The event was a symbol of Los Angeles’s diversity, attracting people of greatly varying walks of life. Even the artists were of different backgrounds; there were contemporary street artists, sculptors, musicians, dancers and even men on stilts! Vendors were selling a variety of foods, and there was even a Ferris wheel operating in the middle of a street corner! The entire thing was unlike anything I’d previously experienced at downtown LA’s free events.

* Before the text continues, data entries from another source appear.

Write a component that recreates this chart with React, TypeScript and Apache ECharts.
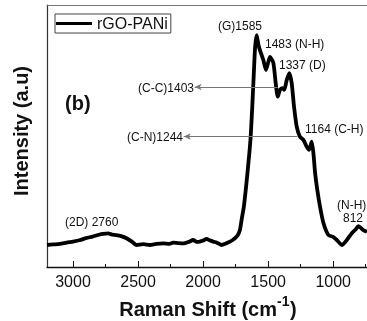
import React, { useEffect, useRef } from "react";
import * as echarts from "echarts";

const ramanShift = [
  3200, 3150, 3100, 3050, 3000, 2950, 2900, 2850, 2800, 2769, 2730, 2700, 2666, 2630, 2589, 2550, 2512, 2460,
  2409, 2360, 2307, 2260, 2230, 2190, 2153, 2110, 2076, 2050, 2025, 2000, 1973, 1950, 1922, 1890, 1857, 1825,
  1794, 1770, 1755, 1735, 1717, 1704, 1686, 1659, 1636, 1622, 1610, 1600, 1588, 1574, 1563, 1537, 1517, 1500,
  1486, 1460, 1442, 1426, 1409, 1391, 1376, 1357, 1337, 1319, 1301, 1280, 1255, 1229, 1203, 1185, 1165, 1152,
  1139, 1122, 1101, 1075, 1037, 1001, 972, 934, 895, 857, 830, 806, 785, 768, 740,
];
const intensity = [
  8.4, 8.6, 8.8, 9.3, 9.7, 10.2, 11.0, 11.6, 12.3, 12.6, 12.8, 12.4, 12.2, 11.8, 11.0, 9.8, 8.4, 8.7,
  8.4, 8.8, 9.0, 8.8, 9.3, 9.1, 9.0, 9.6, 10.3, 9.6, 9.7, 10.1, 10.7, 10.2, 9.7, 9.2, 8.4, 9.0,
  9.7, 10.4, 11.0, 12.0, 14.1, 18.0, 23.3, 35.9, 48.5, 61.2, 74.0, 84.0, 88.5, 84.7, 82.8, 79.0, 75.2, 78.0,
  80.2, 77.9, 70.2, 65.0, 67.6, 68.3, 67.6, 71.4, 74.0, 70.2, 61.2, 53.5, 49.7, 48.5, 45.9, 44.7, 47.8, 43.5,
  35.9, 29.4, 23.0, 16.8, 12.2, 11.5, 10.3, 8.4, 10.3, 12.9, 14.2, 15.6, 14.8, 14.1, 13.4,
];

const majorTicks = [3000, 2500, 2000, 1500, 1000];
const minorTicks = [2750, 2250, 1750, 1250, 750];

const seriesName = "rGO-PANi";

// arrow lines: [from shift, to shift, intensity level]
const arrowLines = [
  [2065, 1426, 68.7],
  [2149, 1273, 49.8],
];

const FONT = "'Liberation Sans', Arial, Helvetica, sans-serif";

export default function App() {
  const ref = useRef<HTMLDivElement>(null);
  useEffect(() => {
    if (!ref.current) return;
    const chart = echarts.init(ref.current, null, { renderer: "svg" });
    const data = ramanShift.map((x, i) => [x, intensity[i]]);
    const annText = (text: string, x: number, y: number, extra: any = {}) => ({
      type: "text",
      x,
      y,
      style: {
        text,
        fontFamily: FONT,
        fontSize: 12,
        fill: "#111",
        verticalAlign: "middle",
        align: "left",
        ...extra,
      },
      z: 100,
    });
    const titleStyle = { fontFamily: FONT, fontSize: 20, fontWeight: "bold", fill: "#111", verticalAlign: "middle" };
    chart.setOption({
      animation: false,
      grid: { left: 47, right: 0, top: 5, bottom: 54 },
      legend: {
        left: 55,
        top: 14,
        padding: [1, 3, 1, 1],
        borderColor: "#444",
        borderWidth: 1,
        icon: "rect",
        itemWidth: 36,
        itemHeight: 3,
        itemStyle: { color: "#000" },
        textStyle: { fontFamily: FONT, fontSize: 16, color: "#111", lineHeight: 17 },
        data: [seriesName],
      },
      xAxis: [
        {
          type: "value",
          min: 740,
          max: 3200,
          inverse: true,
          position: "bottom",
          axisLine: { show: true, onZero: false, lineStyle: { color: "#111", width: 1.3 } },
          axisTick: { show: true, inside: true, length: 6, customValues: majorTicks, lineStyle: { color: "#111" } },
          axisLabel: {
            customValues: majorTicks,
            formatter: (v: number) => String(v),
            fontFamily: FONT,
            fontSize: 16,
            color: "#111",
            margin: 6,
          },
          splitLine: { show: false },
        },
        {
          type: "value",
          min: 740,
          max: 3200,
          inverse: true,
          position: "top",
          axisLine: { show: true, onZero: false, lineStyle: { color: "#777", width: 1 } },
          axisTick: { show: false },
          axisLabel: { show: false },
          splitLine: { show: false },
        },
        {
          type: "value",
          min: 740,
          max: 3200,
          inverse: true,
          position: "bottom",
          axisLine: { show: false },
          axisTick: { show: true, inside: true, length: 3, customValues: minorTicks, lineStyle: { color: "#111" } },
          axisLabel: { show: false },
          splitLine: { show: false },
        },
      ],
      yAxis: {
        type: "value",
        min: 0,
        max: 100,
        axisLine: { show: true, onZero: false, lineStyle: { color: "#333", width: 1.2 } },
        axisTick: { show: false },
        axisLabel: { show: false },
        splitLine: { show: false },
      },
      series: [
        {
          name: seriesName,
          type: "line",
          xAxisIndex: 0,
          data,
          showSymbol: false,
          symbol: "none",
          smooth: 0.2,
          lineStyle: { color: "#000", width: 3.8 },
          itemStyle: { color: "#000" },
          markLine: {
            silent: true,
            symbol: ["arrow", "none"],
            symbolSize: [5, 7],
            label: { show: false },
            lineStyle: { color: "#777", width: 1, type: "solid" },
            data: arrowLines.map(([a, b, y]) => [{ coord: [a, y] }, { coord: [b, y] }]),
          },
          z: 3,
        },
      ],
      graphic: [
        annText("(G)1585", 218, 26),
        annText("1483 (N-H)", 265, 44),
        annText("1337 (D)", 279, 65),
        annText("(C-C)1403", 194, 88, { align: "right" }),
        annText("(C-N)1244", 183, 137, { align: "right" }),
        annText("1164 (C-H)", 305, 129),
        annText("(N-H)", 337, 205),
        annText("812", 343, 218),
        annText("(2D) 2760", 65, 222),
        annText("(b)", 65, 103, { fontSize: 20, fontWeight: "bold" }),
        {
          type: "text",
          x: 21,
          y: 131,
          rotation: Math.PI / 2,
          style: { ...titleStyle, text: "Intensity (a.u)", align: "center" },
        },
        {
          type: "text",
          x: 277,
          y: 309,
          style: { ...titleStyle, text: "Raman Shift (cm", align: "right" },
        },
        {
          type: "text",
          x: 277,
          y: 301,
          style: { ...titleStyle, fontSize: 14, text: "-1", align: "left" },
        },
        {
          type: "text",
          x: 290,
          y: 309,
          style: { ...titleStyle, text: ")", align: "left" },
        },
      ],
    });
    return () => chart.dispose();
  }, []);
  return <div ref={ref} style={{ position: "fixed", left: 0, top: 0, width: 367, height: 321 }} />;
}
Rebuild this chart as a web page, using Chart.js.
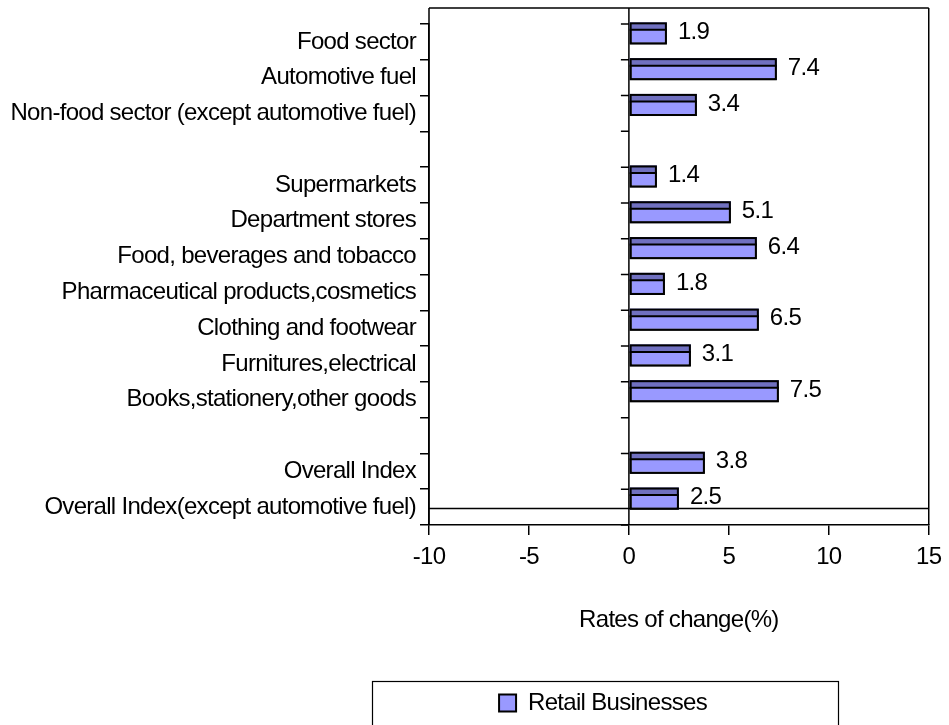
<!DOCTYPE html>
<html>
<head>
<meta charset="utf-8">
<script src="https://cdn.jsdelivr.net/npm/chart.js@4.4.0/dist/chart.umd.min.js"></script>
<style>
html,body{margin:0;padding:0;background:#ffffff;}
canvas{display:block;}
</style>
</head>
<body>
<canvas id="c" width="949" height="725"></canvas>
<script>
// ---- data ----
const categories = [
  "Food sector",
  "Automotive fuel",
  "Non-food sector (except automotive fuel)",
  "",
  "Supermarkets",
  "Department stores",
  "Food, beverages and tobacco",
  "Pharmaceutical products,cosmetics",
  "Clothing and footwear",
  "Furnitures,electrical",
  "Books,stationery,other goods",
  "",
  "Overall Index",
  "Overall Index(except automotive fuel)"
];
const retailValues = [1.9, 7.4, 3.4, null, 1.4, 5.1, 6.4, 1.8, 6.5, 3.1, 7.5, null, 3.8, 2.5];
const emptySeries = [null, null, null, null, null, null, null, null, null, null, null, null, null, null];
const seriesName = "Retail Businesses";
const xTickValues = [-10, -5, 0, 5, 10, 15];
const xTitle = "Rates of change(%)";

// ---- styles ----
const FONT = "'Liberation Sans', Arial, Helvetica, sans-serif";
const LIGHT = "#9999FF";
const DARK = "#7070C0";
const canvasEl = document.getElementById("c");
const HAS_LS = ("letterSpacing" in canvasEl.getContext("2d"));
const FS = HAS_LS ? 24 : 22;
const LS = HAS_LS ? "-0.7px" : "0px";

Chart.defaults.font.family = FONT;
Chart.defaults.font.size = FS;
Chart.defaults.color = "#000000";

// layout numbers derived from font size
const LH = FS * 1.2;
const legendH = FS + 20;
const axisBottom = 725 - legendH;
const tickPad = 557 - 535 - LH / 2;
const titlePadBottom = axisBottom - 620 - LH / 2;
const axisH = axisBottom - 525;
const titlePadTop = axisH - 10 - (LH + 2 * tickPad) - LH - titlePadBottom;

// legend frame
const LEG_BOX = { left: 372, right: 838, top: 681 };

function setSpacing(chart) { if (HAS_LS) chart.ctx.letterSpacing = LS; }

const framePlugin = {
  id: "frame",
  beforeLayout(chart) { setSpacing(chart); },
  beforeDraw(chart) { setSpacing(chart); },
  beforeDatasetsDraw(chart) {
    const { ctx, chartArea: a, scales } = chart;
    const x = scales.x, y = scales.y;
    const topY = y.getPixelForValue(-0.95);
    const zeroX = x.getPixelForValue(0);
    ctx.save();
    ctx.strokeStyle = "#000";
    ctx.lineWidth = 1.5;
    ctx.beginPath();
    ctx.moveTo(a.left, topY); ctx.lineTo(a.right, topY);
    ctx.moveTo(a.left, topY); ctx.lineTo(a.left, a.bottom);
    ctx.moveTo(a.right, topY); ctx.lineTo(a.right, a.bottom);
    ctx.moveTo(zeroX, topY); ctx.lineTo(zeroX, a.bottom);
    const hy = y.getPixelForValue(categories.length - 1) + 1.5;
    ctx.moveTo(a.left, hy); ctx.lineTo(a.right, hy);
    for (let i = 0; i <= categories.length; i++) {
      const by = y.getPixelForValue(i - 0.5);
      ctx.moveTo(zeroX - 8, by); ctx.lineTo(zeroX, by);
    }
    ctx.stroke();
    ctx.restore();
  },
  afterDraw(chart) {
    const { ctx } = chart;
    ctx.save();
    ctx.strokeStyle = "#000";
    ctx.lineWidth = 1.2;
    ctx.strokeRect(LEG_BOX.left + 0.5, LEG_BOX.top + 0.5, LEG_BOX.right - LEG_BOX.left, 80);
    ctx.restore();
  },
  afterLayout(chart) {
    const lg = chart.legend;
    if (lg && lg.legendHitBoxes && lg.legendHitBoxes.length) {
      const w = lg.width;
      const itemW = lg.legendHitBoxes[0].width;
      const pad = lg.options.labels.padding;
      const cx = (LEG_BOX.left + LEG_BOX.right) / 2;
      const left = cx - itemW / 2 - pad - 2;
      lg.left = left;
      lg.right = left + w;
    }
  }
};

const barDecorPlugin = {
  id: "barDecor",
  afterDatasetsDraw(chart) {
    const { ctx } = chart;
    const meta = chart.getDatasetMeta(0);
    ctx.save();
    meta.data.forEach((el, i) => {
      const v = retailValues[i];
      if (v === null || v === undefined) return;
      const p = el.getProps(["x", "y", "base", "height"], true);
      const left = Math.min(p.base, p.x), right = Math.max(p.base, p.x);
      const top = p.y - p.height / 2;
      const sh = p.height * 0.34;
      ctx.fillStyle = DARK;
      ctx.fillRect(left, top, right - left, sh);
      ctx.strokeStyle = "#000";
      ctx.lineWidth = 2;
      ctx.beginPath();
      ctx.moveTo(left, top + sh); ctx.lineTo(right, top + sh);
      ctx.stroke();
      ctx.strokeRect(left + 1, top + 1, right - left - 2, p.height - 2);
      ctx.fillStyle = "#000";
      ctx.font = FS + "px " + FONT;
      ctx.textAlign = "left";
      ctx.textBaseline = "middle";
      ctx.fillText(v.toFixed(1), right + 11, p.y - 1);
    });
    ctx.restore();
  }
};

new Chart(canvasEl, {
  type: "bar",
  data: {
    labels: categories,
    datasets: [
      {
        label: seriesName,
        data: retailValues,
        backgroundColor: LIGHT,
        borderColor: "#000000",
        borderWidth: 2,
        borderSkipped: false,
        categoryPercentage: 0.95,
        barPercentage: 1.3
      },
      {
        label: "",
        data: emptySeries,
        backgroundColor: LIGHT,
        borderColor: "#000000",
        borderWidth: 0,
        categoryPercentage: 0.95,
        barPercentage: 1.3
      }
    ]
  },
  options: {
    indexAxis: "y",
    responsive: false,
    animation: false,
    layout: { padding: { top: 24, right: 20, left: 0, bottom: 0 } },
    scales: {
      x: {
        type: "linear",
        position: "bottom",
        min: -10,
        max: 15,
        afterBuildTicks: (s) => { s.ticks = xTickValues.map(v => ({ value: v })); },
        ticks: { padding: tickPad, color: "#000", font: { size: FS } },
        grid: { drawOnChartArea: false, drawTicks: true, tickLength: 10, color: "#000", lineWidth: 1.5 },
        border: { display: true, color: "#000", width: 1.5 },
        title: { display: true, text: xTitle, color: "#000", font: { size: FS }, padding: { top: titlePadTop, bottom: titlePadBottom } }
      },
      y: {
        type: "category",
        offset: true,
        afterFit: (s) => { s.width = 429; },
        ticks: { padding: 4, autoSkip: false, color: "#000", font: { size: FS } },
        grid: { offset: true, drawOnChartArea: false, drawTicks: true, tickLength: 9, color: "#000", lineWidth: 1.5 },
        border: { display: true, color: "#000", width: 1.5 }
      }
    },
    plugins: {
      legend: {
        display: true,
        position: "bottom",
        align: "start",
        labels: {
          boxWidth: 17,
          boxHeight: 17,
          padding: 10,
          color: "#000",
          font: { size: FS },
          filter: (item) => item.datasetIndex === 0
        }
      },
      tooltip: { enabled: false },
      title: { display: false }
    }
  },
  plugins: [framePlugin, barDecorPlugin]
});
</script>
</body>
</html>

With the purpose of the event being to bring attention to the businesses and historic theatres of Broadway, we decided to explore some that were open to visitors. One was Million Dollar Theatre, which has history dating back to the 1910s. The theatre was built by Sid Grauman, who later was responsible for the famous Egyptian and Chinese Theatres of Hollywood Boulevard (https://en.wikipedia.org/wiki/Sid_Grauman). We were able to learn about the theatre through flyers and writings featured around the theatre. For Night on Broadway, Million Dollar Theatre featured several internationally renowned burlesque dancers, paying tribute to the historic nature of the theatre.